Even aside from the distance, as a UK citizen with a foreign husband, visas are hard and expensive, so if you’re already fighting constantly, that would be another hurdle to get over.
So, I’m sure it wasn’t easy to end it but it sounds like the right thing.
Post # 13
- Wedding: June 2017 - A vineyard
I’m sorry it ended this way 🙁 But I think you were right to after that reaction. He’s too immature for a relationship like this. Most of my relationships including the one with my boyfriend who is now my husband were long distance. Its hard but with an eventual end date and good communication it can work.
Wishing you the best 🙂
Post # 14
Refusing to talk to you is quite childish. That is not how grownups resolve things that are troubling them. Go ahead and add that to the lengthy list of reasons why ending it with this guy was a very wise move.
Three months in is much too early to be making plans about marriage and future children. Guys who talk that stuff are most often picture painting. They may actually feel that way in the moment, but, they don’t expect to be held to anything. Or, they may be con artists. There are always exceptions, naturally. Some people fall in love instantly and have a happily ever after. Some people win the lottery, too.
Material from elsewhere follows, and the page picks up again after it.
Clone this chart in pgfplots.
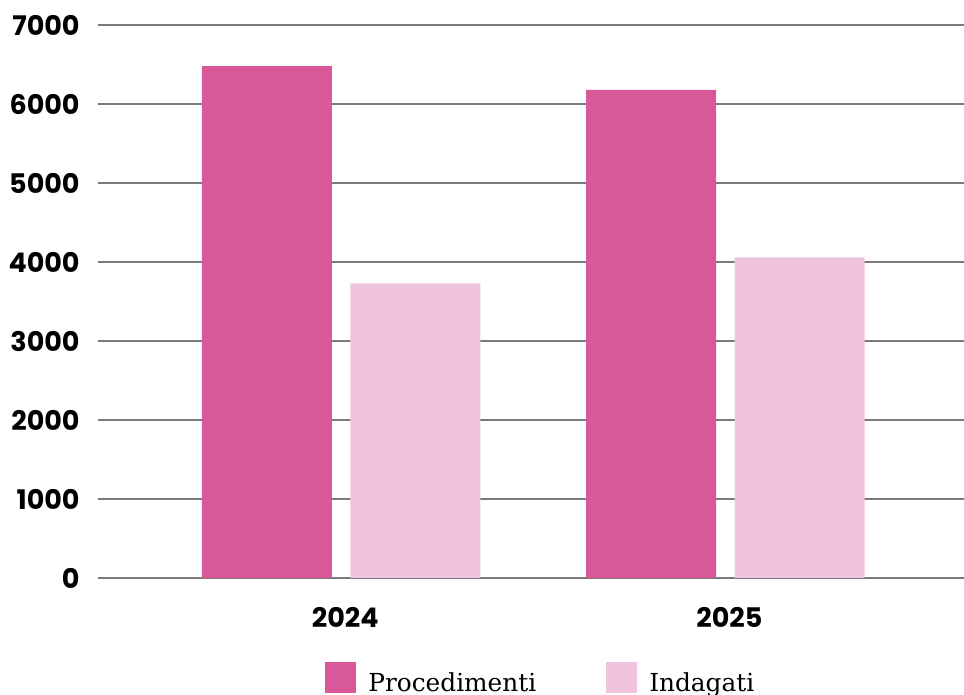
\documentclass[border=0pt]{standalone}
\usepackage{fontspec}
\usepackage{pgfplots}
\pgfplotsset{compat=1.18}
\newfontfamily\poppins{Poppins}
\newfontfamily\slab{DejaVu Serif}
\definecolor{proc}{HTML}{D9589A}
\definecolor{inda}{HTML}{F0C4DE}
\definecolor{gridc}{HTML}{7A7A7A}
\pgfplotsset{sqlegend/.style={legend image code/.code={\fill[##1] (0pt,-7.75pt) rectangle (15.5pt,7.75pt);}}}
\begin{document}
\begin{tikzpicture}
\begin{axis}[
    at={(0,0)}, anchor=south west,
    scale only axis, width=433pt, height=276.5pt,
    xmin=-0.633, xmax=1.621, ymin=0, ymax=7000,
    ytick={0,1000,...,7000},
    xtick={0,1}, xticklabels={2024,2025},
    axis line style={draw=none},
    tick style={draw=none}, major tick length=0pt,
    ymajorgrids, grid style={gridc, line width=0.7pt},
    scaled y ticks=false,
    /pgf/number format/1000 sep={},
    /pgf/number format/assume math mode=true,
    ticklabel style={font=\poppins\bfseries\fontsize{13.5}{16}\selectfont, inner sep=0pt},
    yticklabel style={anchor=east, xshift=-9pt},
    xticklabel style={anchor=north, yshift=-14.5pt, xshift=2pt},
    legend columns=2,
    legend style={at={(0.2621,-0.1817)}, anchor=west, draw=none, inner sep=0pt,
        font=\slab\fontsize{12.4}{14}\selectfont,
        nodes={inner sep=0pt, yshift=-3pt},
        /tikz/every odd column/.append style={column sep=6pt},
        /tikz/every even column/.append style={column sep=35pt}},
]
% Procedimenti
\addplot[ybar, bar width=0.3383, bar shift=-0.1932, fill=proc, draw=none, sqlegend]
    coordinates {(0,6480) (1,6180)};
\addlegendentry{Procedimenti}
% Indagati
\addplot[ybar, bar width=0.3383, bar shift=0.1932, fill=inda, draw=none, sqlegend]
    coordinates {(0,3730) (1,4060)};
\addlegendentry{Indagati}
\end{axis}
\pgfresetboundingbox
\path (-49pt,-58.5pt) rectangle (433pt,289pt);
\end{tikzpicture}
\end{document}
The other Bees are right about the fighting. At three months in, your experience should have been about fun and romance. Lots of sex. Relationships have to launch nicely and with a lot of positivity. That helps create the foundation for when hiccups occur in the future. This phase in a new relationship is the best it will ever be.
I am going to cite “Hidden Waters” (aka psychologist Ralph Smart), one of my favorite YouTubers. He did a video about how to tell if someone is meant to be in your life:
They bring out the best in you, not the stress in you.
-Dr Ralph Smart
Post # 15
That is really crappy of him to refuse to talk to you, but I think he just did you a big favor. You two sound like you are at different points in your life and the maturity levels aren’t even close to matching. Take good care of yourself and best of luck to you!